How did you install fluent operator?

helm

Additional context

No response

chrono2002 avatar Jul 19 '24 14:07 chrono2002

reload only once when all operations in ns finishes

how does fluent-operator know when your operations are done?

in my opinion, you can control the create/delete orders in your CI system and this problem will be resolved.

cw-Guo avatar Jul 20 '24 19:07 cw-Guo

reload only once when all operations in ns finishes

how does fluent-operator know when your operations are done?

in my opinion, you can control the create/delete orders in your CI system and this problem will be resolved.
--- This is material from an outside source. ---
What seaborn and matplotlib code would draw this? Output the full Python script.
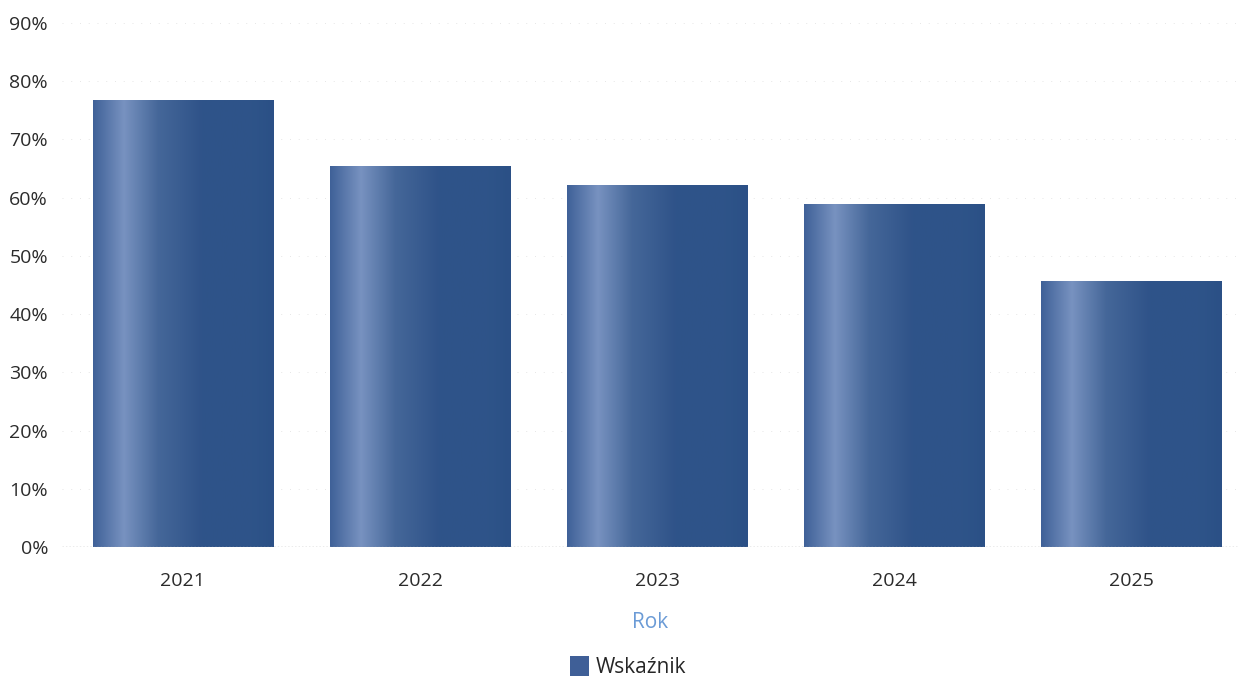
import numpy as np
import pandas as pd
import matplotlib
matplotlib.use("Agg")
import matplotlib.pyplot as plt
from matplotlib.colors import LinearSegmentedColormap
from matplotlib.patches import Patch
import seaborn as sns

years = ["2021", "2022", "2023", "2024", "2025"]
values = [76.8, 65.4, 62.2, 58.9, 45.7]
series_name = "Wskaźnik"
y_ticks = [0, 10, 20, 30, 40, 50, 60, 70, 80, 90]

df = pd.DataFrame({"Rok": years, "value": values})

sns.set_theme(style="white")
plt.rcParams['font.family'] = ['Open Sans', 'DejaVu Sans']

fig = plt.figure(figsize=(12.38, 6.8), dpi=100)
ax = fig.add_axes([62/1238, (680-547)/680, (1238-62)/1238, (547-23)/680])

base = "#2f5489"
sns.barplot(data=df, x="Rok", y="value", color=base, width=0.76, ax=ax,
            saturation=1, zorder=3)

cmap = LinearSegmentedColormap.from_list(
    "bar", [(0.0, "#3f6198"), (0.17, "#7892c0"), (0.36, "#456799"),
            (0.6, "#2f5389"), (0.88, "#2e5489"), (1.0, "#2b5086")])
grad = np.linspace(0, 1, 256).reshape(1, -1)
for p in ax.patches:
    x0, y0 = p.get_x(), p.get_y()
    w, h = p.get_width(), p.get_height()
    im = ax.imshow(grad, cmap=cmap, extent=[x0, x0 + w, y0, y0 + h],
                   aspect="auto", zorder=4, interpolation="bicubic")
    im.set_clip_path(p)

ax.set_xlim(-0.51, 4.45)
ax.set_ylim(0, 90)
ax.set_yticks(y_ticks)
ax.set_yticklabels([f"{t}%" for t in y_ticks])
for t in y_ticks[1:]:
    ax.axhline(t, color="#e6e6e6", lw=0.7, ls=(0, (1, 8)), zorder=1)
ax.axhline(0, color="#9a9a9a", lw=1.0, ls=(0, (1, 1.5)), zorder=5)

for s in ax.spines.values():
    s.set_visible(False)
ax.tick_params(axis="both", length=0, labelsize=14, colors="#2b2b2b")
ax.tick_params(axis="x", pad=18)
ax.tick_params(axis="y", pad=10)
ax.set_ylabel("")
ax.set_xlabel("Rok", fontsize=15, color="#6b9bd6", labelpad=16)

handle = Patch(facecolor="#3f5f97", edgecolor="none")
fig.legend([handle], [series_name], loc="center", bbox_to_anchor=(628/1238, 1 - 667/680),
           frameon=False, fontsize=15, handlelength=0.9, handleheight=1.1,
           handletextpad=0.3)

fig.savefig("out.png", dpi=100)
how exactly you're suggesting to control it? we have helm chart that simple install parsers, filters and outputs we've tried to place parsers section before filters, or filters section before parsers, no luck

chrono2002 avatar Jul 22 '24 08:07 chrono2002

@cw-Guo we use gitops to deploy and when we deploy a bigger application, many fluent-operator CRs gets created that seems to trigger many reload on fluent-bit pods.

This causes troubles for us as fluent-bit starts hanging from time to time (https://github.com/fluent/fluent-operator/issues/1332).

It seems, fluent-bit has some issues with hot reload: https://github.com/fluent/fluent-bit/issues/9354

While, these are most probably fluent-bit bugs, maybe being a bit more "kind" with the reload requests could help.

How about a solution that instead of immediately reload on every CR change, fluent-operator would "collect" the changes for some definable period (like 1 minute) and call a single reload only once if any change has happened during this period.

ping @markusthoemmes

Cajga avatar Sep 10 '24 13:09 Cajga

I'm not really active in this project right now, but I did solve this internally eventually. Essentially, I've created a script that gets the current reloads (GET "http://0.0.0.0:2020/api/v2/reload") and then runs a hot reload. Afterwards it gets the reloads again. If they are the same as before, retry the reload. The need for that was supposed to be fixed via https://github.com/fluent/fluent-bit/issues/8457 though, so now we should be able to handle the return value of the reload and retry on error.

markusthoemmes avatar Sep 10 '24 14:09 markusthoemmes